The reduction in value will be driven by policies that disincentivise fossil fuel use and encourage zero emissions shipping.
How concerned shipowners should be over that reduction in value will depend on the speed that such policies will actually be realised relative to the lifespan of a vessel.
Marie Fricaudet, lead author and PhD student at UCL Energy
This report is a first attempt to extend the research on stranded power generation assets and unburnable fossil fuel reserves to the shipping sector
The report considers that if Shipping is to achieve its commitments to the Paris climate agreement then such policies are put in place by the end of this decade.
"As this decade proceeds, we will continue to experience more and more severe impacts from climate change. This will further grow pressure both in markets (ESG) and policy negotiations to align assets to a rapid shift to zero emissions," added Smith, who is also Associate Professor at UCL Energy Institute.

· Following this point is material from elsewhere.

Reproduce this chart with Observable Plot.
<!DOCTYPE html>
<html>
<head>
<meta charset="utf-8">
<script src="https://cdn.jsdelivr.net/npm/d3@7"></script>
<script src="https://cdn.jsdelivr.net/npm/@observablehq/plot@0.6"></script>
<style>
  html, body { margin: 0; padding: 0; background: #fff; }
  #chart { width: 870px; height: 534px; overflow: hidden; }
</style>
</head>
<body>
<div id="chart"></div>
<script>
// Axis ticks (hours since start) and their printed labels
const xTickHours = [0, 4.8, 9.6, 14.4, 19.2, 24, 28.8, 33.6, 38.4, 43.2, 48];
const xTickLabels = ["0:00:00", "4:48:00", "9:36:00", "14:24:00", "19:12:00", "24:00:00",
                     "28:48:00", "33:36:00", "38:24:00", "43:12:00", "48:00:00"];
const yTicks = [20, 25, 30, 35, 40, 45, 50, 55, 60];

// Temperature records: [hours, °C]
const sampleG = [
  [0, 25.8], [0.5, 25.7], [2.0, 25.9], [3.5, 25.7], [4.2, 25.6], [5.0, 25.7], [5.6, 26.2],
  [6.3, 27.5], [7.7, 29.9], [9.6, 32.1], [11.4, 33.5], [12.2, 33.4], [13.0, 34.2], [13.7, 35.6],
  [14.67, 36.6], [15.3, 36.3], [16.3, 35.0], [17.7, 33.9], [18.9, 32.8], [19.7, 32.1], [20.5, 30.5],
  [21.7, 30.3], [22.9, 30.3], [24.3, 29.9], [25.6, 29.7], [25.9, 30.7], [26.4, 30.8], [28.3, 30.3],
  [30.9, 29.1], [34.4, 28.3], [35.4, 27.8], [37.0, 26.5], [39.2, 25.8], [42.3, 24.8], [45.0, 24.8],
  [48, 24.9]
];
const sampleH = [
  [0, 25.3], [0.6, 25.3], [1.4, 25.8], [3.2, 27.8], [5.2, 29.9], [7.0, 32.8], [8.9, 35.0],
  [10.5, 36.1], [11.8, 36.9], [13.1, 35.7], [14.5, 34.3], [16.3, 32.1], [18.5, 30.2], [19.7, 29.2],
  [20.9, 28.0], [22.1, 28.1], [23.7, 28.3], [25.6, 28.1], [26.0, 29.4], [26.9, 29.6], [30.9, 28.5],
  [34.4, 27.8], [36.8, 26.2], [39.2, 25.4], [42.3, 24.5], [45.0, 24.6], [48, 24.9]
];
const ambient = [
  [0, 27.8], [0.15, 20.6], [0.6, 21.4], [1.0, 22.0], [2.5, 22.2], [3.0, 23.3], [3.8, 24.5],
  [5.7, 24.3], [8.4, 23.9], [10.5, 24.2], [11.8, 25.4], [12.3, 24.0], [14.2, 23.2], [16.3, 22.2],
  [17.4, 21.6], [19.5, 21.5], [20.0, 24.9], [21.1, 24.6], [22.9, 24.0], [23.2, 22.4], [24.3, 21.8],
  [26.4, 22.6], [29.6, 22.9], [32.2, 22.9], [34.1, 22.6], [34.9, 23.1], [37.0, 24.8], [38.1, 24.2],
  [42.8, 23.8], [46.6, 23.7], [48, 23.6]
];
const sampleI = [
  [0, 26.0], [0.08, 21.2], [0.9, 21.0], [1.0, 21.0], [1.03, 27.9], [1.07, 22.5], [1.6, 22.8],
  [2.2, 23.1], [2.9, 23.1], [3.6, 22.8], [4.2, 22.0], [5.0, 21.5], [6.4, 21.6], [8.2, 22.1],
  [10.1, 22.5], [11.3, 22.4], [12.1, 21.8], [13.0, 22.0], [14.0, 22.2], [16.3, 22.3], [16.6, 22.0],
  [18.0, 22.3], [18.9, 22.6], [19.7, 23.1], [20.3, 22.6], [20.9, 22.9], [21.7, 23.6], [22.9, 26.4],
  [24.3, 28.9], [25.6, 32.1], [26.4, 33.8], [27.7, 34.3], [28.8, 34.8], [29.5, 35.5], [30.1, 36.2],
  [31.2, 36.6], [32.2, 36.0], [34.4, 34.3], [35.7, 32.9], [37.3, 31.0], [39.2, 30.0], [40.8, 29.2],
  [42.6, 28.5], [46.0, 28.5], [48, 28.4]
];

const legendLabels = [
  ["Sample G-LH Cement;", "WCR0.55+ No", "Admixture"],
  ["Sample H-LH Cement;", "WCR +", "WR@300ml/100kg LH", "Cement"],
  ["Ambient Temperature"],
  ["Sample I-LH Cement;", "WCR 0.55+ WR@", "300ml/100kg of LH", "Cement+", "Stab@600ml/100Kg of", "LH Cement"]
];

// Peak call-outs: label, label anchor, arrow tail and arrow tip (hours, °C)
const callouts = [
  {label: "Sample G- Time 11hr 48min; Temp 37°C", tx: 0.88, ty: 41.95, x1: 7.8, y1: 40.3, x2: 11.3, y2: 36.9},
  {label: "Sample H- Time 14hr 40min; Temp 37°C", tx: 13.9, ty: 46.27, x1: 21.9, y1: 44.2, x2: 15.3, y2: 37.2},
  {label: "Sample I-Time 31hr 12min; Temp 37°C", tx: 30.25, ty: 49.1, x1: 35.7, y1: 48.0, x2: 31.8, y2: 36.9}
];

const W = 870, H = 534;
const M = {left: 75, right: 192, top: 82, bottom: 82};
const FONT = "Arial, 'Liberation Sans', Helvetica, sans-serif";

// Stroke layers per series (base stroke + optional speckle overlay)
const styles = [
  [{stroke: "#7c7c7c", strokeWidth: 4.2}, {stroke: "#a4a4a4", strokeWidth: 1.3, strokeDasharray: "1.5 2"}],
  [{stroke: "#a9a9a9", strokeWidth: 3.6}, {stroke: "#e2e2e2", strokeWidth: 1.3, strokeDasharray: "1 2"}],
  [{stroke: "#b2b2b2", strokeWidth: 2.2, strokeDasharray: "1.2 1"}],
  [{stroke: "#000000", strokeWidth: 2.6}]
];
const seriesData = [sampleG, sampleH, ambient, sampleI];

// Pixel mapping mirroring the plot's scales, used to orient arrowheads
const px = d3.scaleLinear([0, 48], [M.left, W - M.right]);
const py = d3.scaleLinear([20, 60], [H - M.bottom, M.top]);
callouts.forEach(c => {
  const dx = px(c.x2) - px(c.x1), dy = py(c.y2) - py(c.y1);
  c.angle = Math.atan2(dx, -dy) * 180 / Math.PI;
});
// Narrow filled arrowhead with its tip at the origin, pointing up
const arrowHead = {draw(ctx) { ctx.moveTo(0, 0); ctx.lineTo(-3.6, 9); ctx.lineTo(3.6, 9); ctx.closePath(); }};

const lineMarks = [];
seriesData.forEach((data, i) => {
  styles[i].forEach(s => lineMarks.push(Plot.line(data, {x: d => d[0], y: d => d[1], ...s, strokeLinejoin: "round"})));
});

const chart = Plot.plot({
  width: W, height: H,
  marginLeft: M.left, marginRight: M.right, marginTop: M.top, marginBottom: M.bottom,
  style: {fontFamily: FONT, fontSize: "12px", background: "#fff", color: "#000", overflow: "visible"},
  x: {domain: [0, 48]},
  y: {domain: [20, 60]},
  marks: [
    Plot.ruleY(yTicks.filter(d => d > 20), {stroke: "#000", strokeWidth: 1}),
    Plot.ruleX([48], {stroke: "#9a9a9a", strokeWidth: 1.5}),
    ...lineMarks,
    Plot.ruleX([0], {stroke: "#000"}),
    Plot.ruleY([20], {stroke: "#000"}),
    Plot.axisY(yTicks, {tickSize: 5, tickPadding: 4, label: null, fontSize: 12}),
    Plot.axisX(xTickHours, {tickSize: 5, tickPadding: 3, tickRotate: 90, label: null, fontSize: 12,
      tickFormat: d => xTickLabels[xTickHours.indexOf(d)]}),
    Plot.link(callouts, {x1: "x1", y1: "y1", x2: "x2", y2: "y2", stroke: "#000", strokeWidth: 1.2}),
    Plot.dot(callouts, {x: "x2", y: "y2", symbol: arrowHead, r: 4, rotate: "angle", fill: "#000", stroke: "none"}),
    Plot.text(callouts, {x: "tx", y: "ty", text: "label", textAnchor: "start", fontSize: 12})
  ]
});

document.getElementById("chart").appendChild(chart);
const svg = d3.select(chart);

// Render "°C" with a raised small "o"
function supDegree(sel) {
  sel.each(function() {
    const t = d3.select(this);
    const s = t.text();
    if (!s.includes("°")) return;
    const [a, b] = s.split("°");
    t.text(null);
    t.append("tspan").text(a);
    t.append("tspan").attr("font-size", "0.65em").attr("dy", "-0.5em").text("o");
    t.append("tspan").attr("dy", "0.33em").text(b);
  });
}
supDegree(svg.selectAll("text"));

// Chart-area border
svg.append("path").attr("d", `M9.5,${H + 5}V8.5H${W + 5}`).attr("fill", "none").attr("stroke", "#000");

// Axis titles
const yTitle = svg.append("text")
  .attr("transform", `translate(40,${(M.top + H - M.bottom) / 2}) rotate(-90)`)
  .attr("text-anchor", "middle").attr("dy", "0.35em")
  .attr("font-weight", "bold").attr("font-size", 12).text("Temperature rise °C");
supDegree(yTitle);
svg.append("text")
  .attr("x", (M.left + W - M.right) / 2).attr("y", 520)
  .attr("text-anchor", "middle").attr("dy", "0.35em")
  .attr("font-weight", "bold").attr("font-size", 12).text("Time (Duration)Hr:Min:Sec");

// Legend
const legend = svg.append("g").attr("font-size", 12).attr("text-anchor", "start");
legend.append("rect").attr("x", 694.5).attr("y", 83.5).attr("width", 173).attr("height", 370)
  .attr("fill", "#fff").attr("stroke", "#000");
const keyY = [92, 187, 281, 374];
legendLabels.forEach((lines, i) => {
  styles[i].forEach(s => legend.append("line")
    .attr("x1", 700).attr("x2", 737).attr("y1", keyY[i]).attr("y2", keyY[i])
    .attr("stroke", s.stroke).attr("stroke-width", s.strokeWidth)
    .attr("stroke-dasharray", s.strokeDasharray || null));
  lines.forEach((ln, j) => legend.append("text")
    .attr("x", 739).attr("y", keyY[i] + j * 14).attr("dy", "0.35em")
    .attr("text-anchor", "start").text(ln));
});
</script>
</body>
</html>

The report authors further calculate that the potential stranded value would be reduced to $129-210 billion, or 15-25% of the ships' value, if the ships retrofit to run on zero-emission hydrogen-derived fuels as these become available.
"This report is a first attempt to extend the research on stranded power generation assets and unburnable fossil fuel reserves to the shipping sector," Marie Fricaudet, the report's lead author and PhD student at UCL Energy, said in an emailed statement on Tuesday.
"The findings highlight that the risk of stranded assets is also very material in the shipping sector.
"The longer we leave the LNG transition running and then switch, the more painful it will be and technology lock-in during this crucial decade will create more resistance to change later."
The Long Running LNG Debate
UCL Energy Institute is well known for its stance against LNG bunkers as part of the long running debate on LNG bunkers, and it drew particular attention last year for a report critical of the emerging alternative fuel it released in conjunction with the World Bank that prompted a number of counter claims from LNG advocates, including from LNG bunkering players Shell and Titan.
Dr Tristan Smith, The Report's co-author and Associate Professor at UCL Energy
it is already clear that LNG-capable shipping is not well positioned and faces a higher risk of stranded value during the transition
The headline messages from supporters of LNG bunkers are that it is the best and only real alternative to oil bunkers today, and that ships currently running on fossil LNG will transition to using bio- and synthetic LNG over the coming decades as production of these alternatives is increased.
However, these alternatives will presumably still involve some level of net GHG emissions through methane slip unless they are used in conjunction with carbon capture systems.
The latest report also assumes that bio- and synthetic LNG will not be competitive on price with zero-carbon fuels like ammonia.
If nothing else, the report highlights the difficulty shipowners have in balancing the pressure to act on emissions today with the need for commercially viable, zero emissions solutions for the long term, and even Smith concedes that "the best solutions for zero emissions international shipping are still emerging."
Still, his position that "it is already clear that LNG-capable shipping is not well positioned and faces a higher risk of stranded value during the transition" to zero emissions solutions should not be dismissed.
While some in the industry may see IMO's current GHG reduction targets as affording them plenty of time to invest in interim solutions, if the growing number of calls from within the industry itself urging full decarbonisation of Shipping by 2050 is any indication, those IMO targets could well be changed.